Sam – blue                                    Wery – yellow                            Ain’t – green

The Bubblelines visualisation shows a strong correlation in the frequency and size of the turquoise bubbles with the yellow and dark blue ones . On the other hand, there appears to be no direct correlation with the pink bubbles. This indicates that the terms “wot” and “wery” are not used by members of the upper-class, such as Mr. Pickwick, but by those of the lower-class, such as Sam.

From the Streamgraph tool, we see that the frequencies of “wery” and “ain’t”  closely correlate to that of “sam”. This again supports the observation about Sam’s particular use of language. However, our conclusion can be taken even further: it not only demonstrates Sam’s vocabulary use, but that of the general lower-class population in the 19th century as well.
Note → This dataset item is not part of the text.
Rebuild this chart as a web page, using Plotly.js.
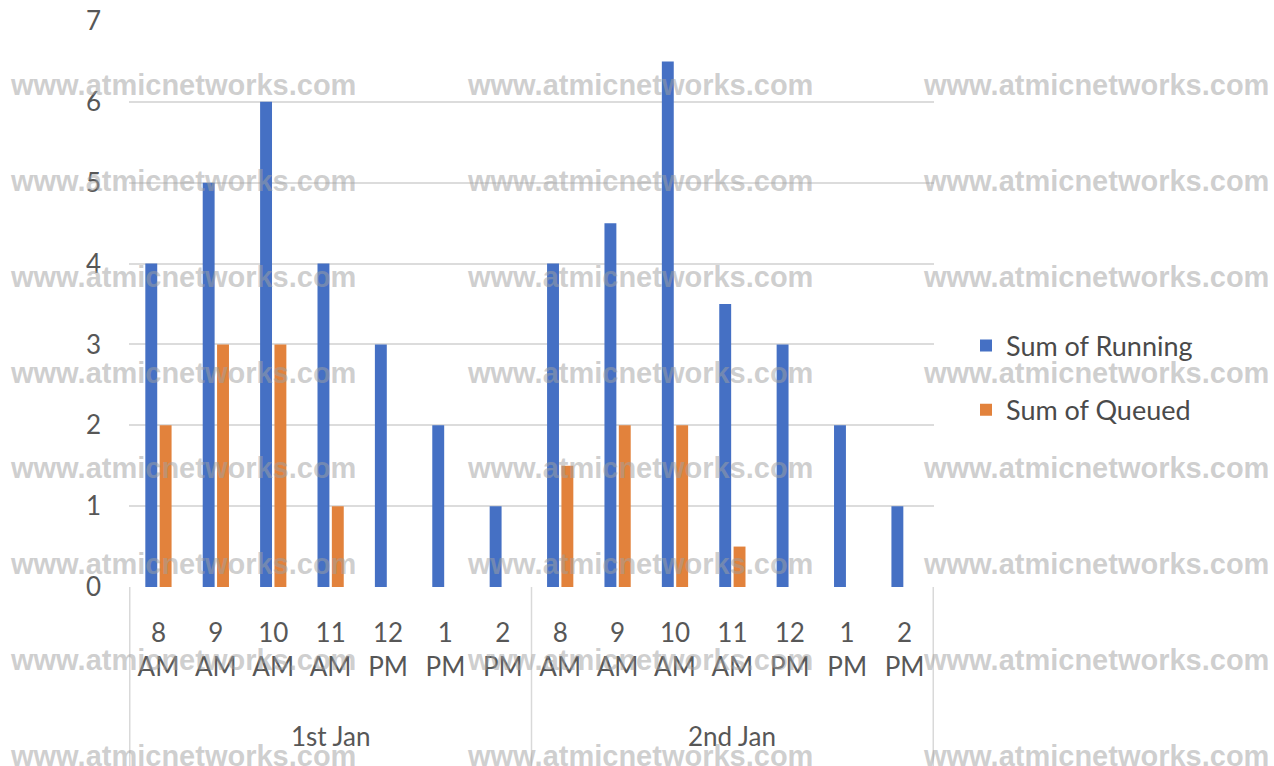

I also analysed the terms “wery”, “good” and “samivel” (“Samivel” is the manner in which Sam’s father pronounced his son’s name) using the Links tool. I was interested to note how closely they were linked, thus proving that these three words frequently occur in Mr. Tony Weller’s vocabulary. I was impressed by the ability of this tool to reflect a character’s manner of speaking – for example, the terms “wery” and “good” (in red) are both linked to “samivel”. Similarly to Sam’s case, examining Mr. Weller’s language gives us an insight into the linguistic mannerisms of the 19th century working-class.


Therefore, I believe that Voyant 2.0 is an invaluable tool for text analysis. In analysing novels, it allows us to identify the protagonists without having to read the entire text. It can also give us some information on characters, their use of language, places, events and even on the author. Text analysis even helps us to answer questions on the society and culture in the novel and possibly apply this to our knowledge on other subjects.